Delightful stuffed shells filled with chicken and creamy Alfredo sauce for a comforting family meal.

Ingredients

Scale
  • 2 large eggs
  • 2 ribs celery (finely chopped)
  • 1/2 small onion (finely chopped)
  • 3 cups chopped cooked chicken
  • 1 1/2 cups shredded white cheddar cheese
  • 1 cup + 2 tablespoons heavy cream (divided)
  • 1/4 cup chopped fresh parsley (plus more for garnish)
  • 20 jumbo pasta shells (1/2 of a 12-ounce box)
  • 3 tablespoons unsalted butter
  • 2 garlic cloves (minced)
  • 3 tablespoons all-purpose flour
  • 2 1/3 cups whole milk
  • 1 teaspoon grated lemon zest
  • 1/2 teaspoon kosher salt
  • 1/4 teaspoon ground black pepper

Instructions

  1. In a large bowl, whisk the eggs until smooth. Stir in the celery, onion, chopped chicken, cheddar cheese, 2 tablespoons of cream, and a quarter cup of parsley until well combined.
  2. Preheat your oven to 350 degrees F. In a large pot, bring salted water to a boil and cook the pasta shells according to package instructions.

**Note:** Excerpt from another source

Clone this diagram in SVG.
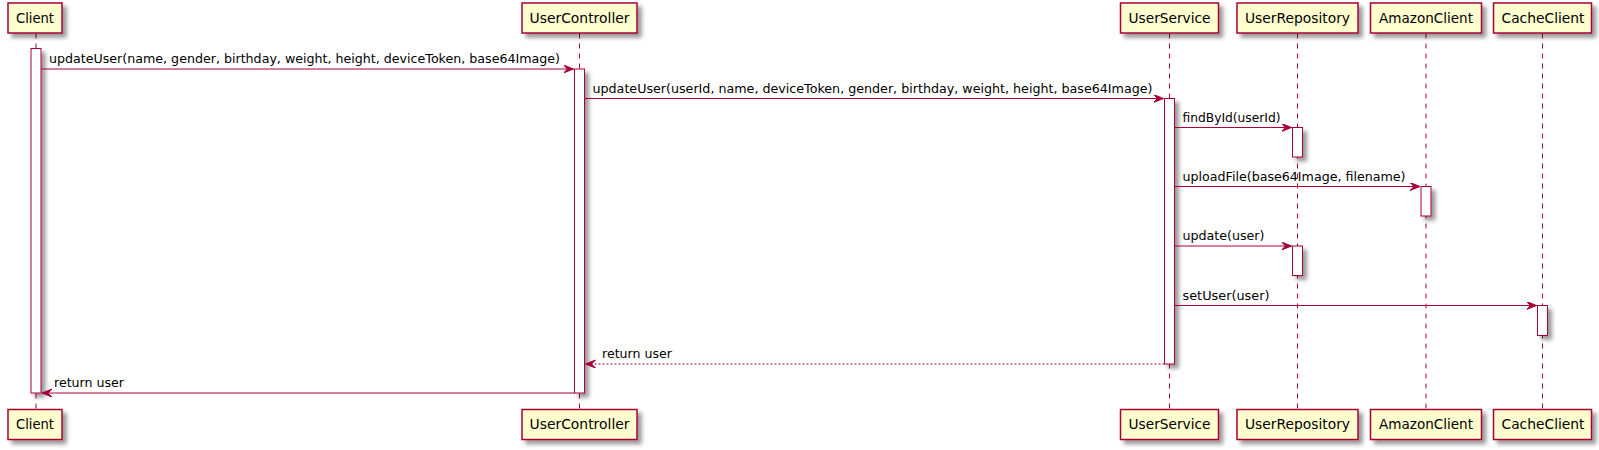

Drain once finished.
  3. While the shells are cooking, melt the butter in a medium-sized skillet over medium heat. Add the minced garlic, cooking for about a minute while stirring continuously.
  4. Add the flour and cook for another two minutes until it turns a light golden brown, stirring constantly.
  5. Gradually whisk in the milk and remaining 1 cup of cream. Bring the mixture to a boil over medium-high heat, then reduce the heat to medium-low. Continuously whisk for 2 to 3 minutes until the sauce thickens.
  6. Remove from heat and mix in the lemon zest, salt, and pepper.
  7. Spread a thin layer of the sauce in the bottom of a cast iron skillet or baking dish. Carefully fill each cooked pasta shell with the chicken mixture and arrange them in the skillet. Pour the remaining sauce evenly over the shells.
  8. Bake for 25 minutes, or until the edges are bubbly and golden. Let cool for about 5 minutes before serving, garnished with extra parsley.

Notes

Make sure your filling is well-mixed but be careful not to overfill the shells to prevent spilling while baking. Can be made ahead of time and refrigerated.